**PROBLEM TO SOLVE**.
From the entries that follow, pick out all lines holding "diagram".

**MATERIAL TO PROCESS**.

○ ○ ○

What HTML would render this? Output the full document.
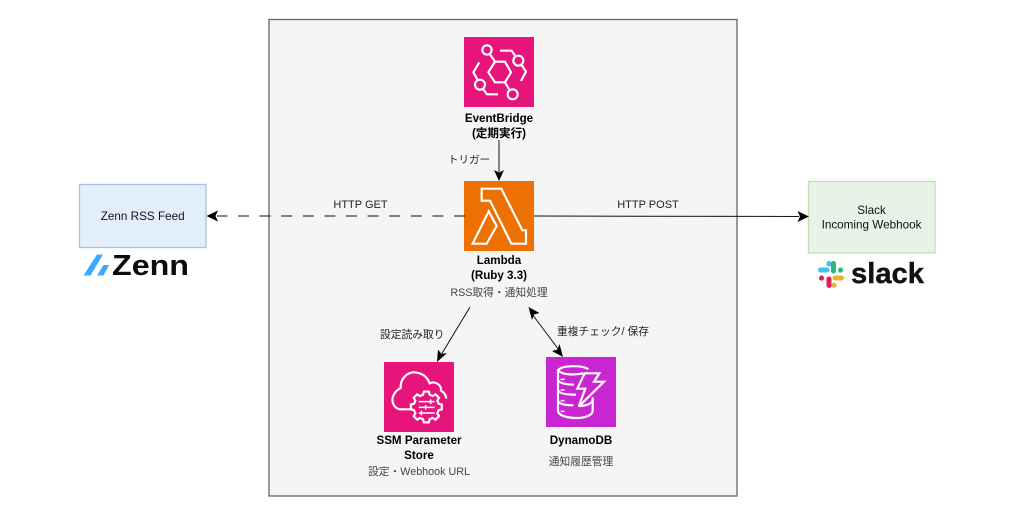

○ ○ ○

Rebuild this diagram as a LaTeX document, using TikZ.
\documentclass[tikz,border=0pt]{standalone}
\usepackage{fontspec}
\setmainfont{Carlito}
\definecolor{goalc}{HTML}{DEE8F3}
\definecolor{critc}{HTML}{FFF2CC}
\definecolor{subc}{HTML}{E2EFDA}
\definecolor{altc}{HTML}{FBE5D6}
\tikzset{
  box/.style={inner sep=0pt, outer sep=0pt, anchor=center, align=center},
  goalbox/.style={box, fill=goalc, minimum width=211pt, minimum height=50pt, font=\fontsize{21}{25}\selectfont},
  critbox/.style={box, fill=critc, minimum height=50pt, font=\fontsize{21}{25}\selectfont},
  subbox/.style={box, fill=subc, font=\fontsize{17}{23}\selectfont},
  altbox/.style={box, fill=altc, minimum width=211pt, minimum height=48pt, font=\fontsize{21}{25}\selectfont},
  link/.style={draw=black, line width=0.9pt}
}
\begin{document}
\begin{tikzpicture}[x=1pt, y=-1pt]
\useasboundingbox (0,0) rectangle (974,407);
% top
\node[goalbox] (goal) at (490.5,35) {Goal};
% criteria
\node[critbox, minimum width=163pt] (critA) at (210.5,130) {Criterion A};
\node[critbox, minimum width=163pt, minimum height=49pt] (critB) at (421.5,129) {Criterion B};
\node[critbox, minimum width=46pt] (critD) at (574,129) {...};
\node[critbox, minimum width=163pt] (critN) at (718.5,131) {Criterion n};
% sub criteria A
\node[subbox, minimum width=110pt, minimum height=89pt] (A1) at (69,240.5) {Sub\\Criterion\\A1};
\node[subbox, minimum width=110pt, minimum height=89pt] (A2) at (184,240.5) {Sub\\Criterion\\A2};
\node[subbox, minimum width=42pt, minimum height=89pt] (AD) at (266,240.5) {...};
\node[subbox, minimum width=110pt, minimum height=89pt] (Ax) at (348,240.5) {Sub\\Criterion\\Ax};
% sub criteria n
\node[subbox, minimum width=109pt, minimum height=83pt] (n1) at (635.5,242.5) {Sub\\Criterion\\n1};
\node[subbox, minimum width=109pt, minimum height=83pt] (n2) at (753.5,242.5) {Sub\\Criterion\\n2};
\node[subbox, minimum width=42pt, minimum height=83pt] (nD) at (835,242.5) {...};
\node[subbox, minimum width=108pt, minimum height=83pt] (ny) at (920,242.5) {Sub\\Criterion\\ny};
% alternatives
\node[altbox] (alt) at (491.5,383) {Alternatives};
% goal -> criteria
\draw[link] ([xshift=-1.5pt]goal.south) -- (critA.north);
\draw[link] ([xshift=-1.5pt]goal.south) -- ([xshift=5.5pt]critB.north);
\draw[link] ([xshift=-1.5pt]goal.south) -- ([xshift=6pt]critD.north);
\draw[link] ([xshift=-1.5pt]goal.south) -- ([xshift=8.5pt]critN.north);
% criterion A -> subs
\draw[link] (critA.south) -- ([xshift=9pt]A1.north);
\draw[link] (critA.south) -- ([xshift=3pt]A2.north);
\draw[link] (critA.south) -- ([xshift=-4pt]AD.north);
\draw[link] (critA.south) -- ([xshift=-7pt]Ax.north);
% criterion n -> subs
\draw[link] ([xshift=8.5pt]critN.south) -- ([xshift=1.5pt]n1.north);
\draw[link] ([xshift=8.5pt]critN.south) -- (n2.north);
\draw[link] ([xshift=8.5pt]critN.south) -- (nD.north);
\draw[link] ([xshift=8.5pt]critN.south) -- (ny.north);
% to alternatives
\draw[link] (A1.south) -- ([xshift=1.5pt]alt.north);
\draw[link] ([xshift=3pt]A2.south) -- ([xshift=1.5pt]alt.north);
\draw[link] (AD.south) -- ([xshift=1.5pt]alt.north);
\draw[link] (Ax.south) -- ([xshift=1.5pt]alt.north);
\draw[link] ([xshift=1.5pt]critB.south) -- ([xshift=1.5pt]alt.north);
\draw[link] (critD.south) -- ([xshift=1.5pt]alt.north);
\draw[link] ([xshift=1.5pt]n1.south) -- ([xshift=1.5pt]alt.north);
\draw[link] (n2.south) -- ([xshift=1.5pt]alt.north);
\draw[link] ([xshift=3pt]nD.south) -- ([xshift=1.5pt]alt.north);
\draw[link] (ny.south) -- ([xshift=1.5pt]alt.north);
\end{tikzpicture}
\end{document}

○ ○ ○

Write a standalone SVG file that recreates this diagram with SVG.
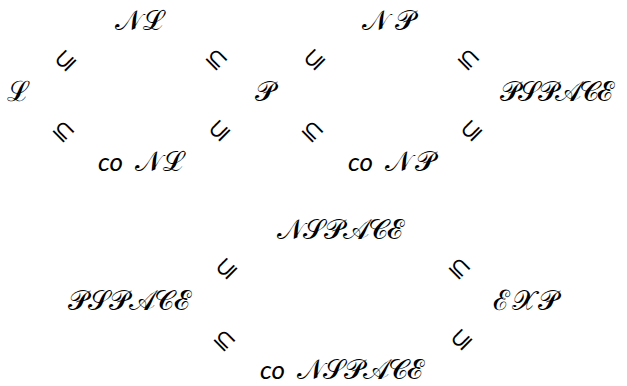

○ ○ ○

**COMPLETE OUTPUT**.
Rebuild this diagram as a LaTeX document, using TikZ.
Write a standalone SVG file that recreates this diagram with SVG.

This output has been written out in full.